David and Eddie are okay protagonists. David is a moron, especially since, again, he just thought bringing dead pets to life was a smart idea. Charley, god I wish she was a character in this. You give her the goth angle and all, and we get the big scene where she gets saved, and then... nothing. I think that was the moment of the book where I may have mentally checked out. Like, you have that personal history with Charley and Hitch. He was her pet after all, and you do nothing with that? You just have her think David somehow got a boa constrictor to try to murder her? That might be the biggest bag fumble for a character I've dealt with in some time. Hitch is okay as a villain, but again is mostly here for exposition and taunting until the super rushed finale. I just really don't get why we needed Hitch as the main villain when we set Mortmeister up as being the one behind all of this. To the point that him being saved for the twist feels like a waste.
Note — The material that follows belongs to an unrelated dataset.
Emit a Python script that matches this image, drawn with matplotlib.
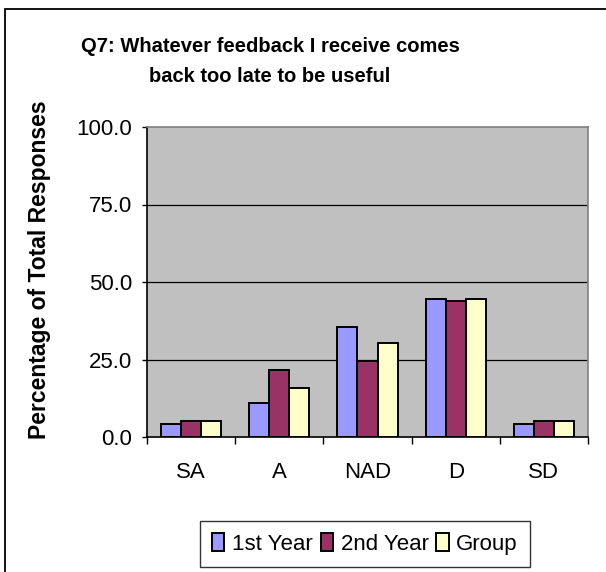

I have to be honest. This one feels like a book that does have some great action moments and some decent horror with the concept of the dead animals, but fails on putting it into a cohesive package that I enjoyed. Like, have Hitch not be the main villain, have Charley be a character, involve Mortmeister more, have there be more interesting action scenes with the dead pets, have a finale that doesn't feel
rushed to death and you might have a solid book here. What we get ultimately leads to my least favorite Deadtime Stories book so far. One with a light recommend at the very best. You might like it more than I did, but this one did not gel with me at all. A shame. Or, better yet, read Billy Baker's Dog Won't Stay Buried instead. That one was so much better. Night of the Pet Zombies gets a C+.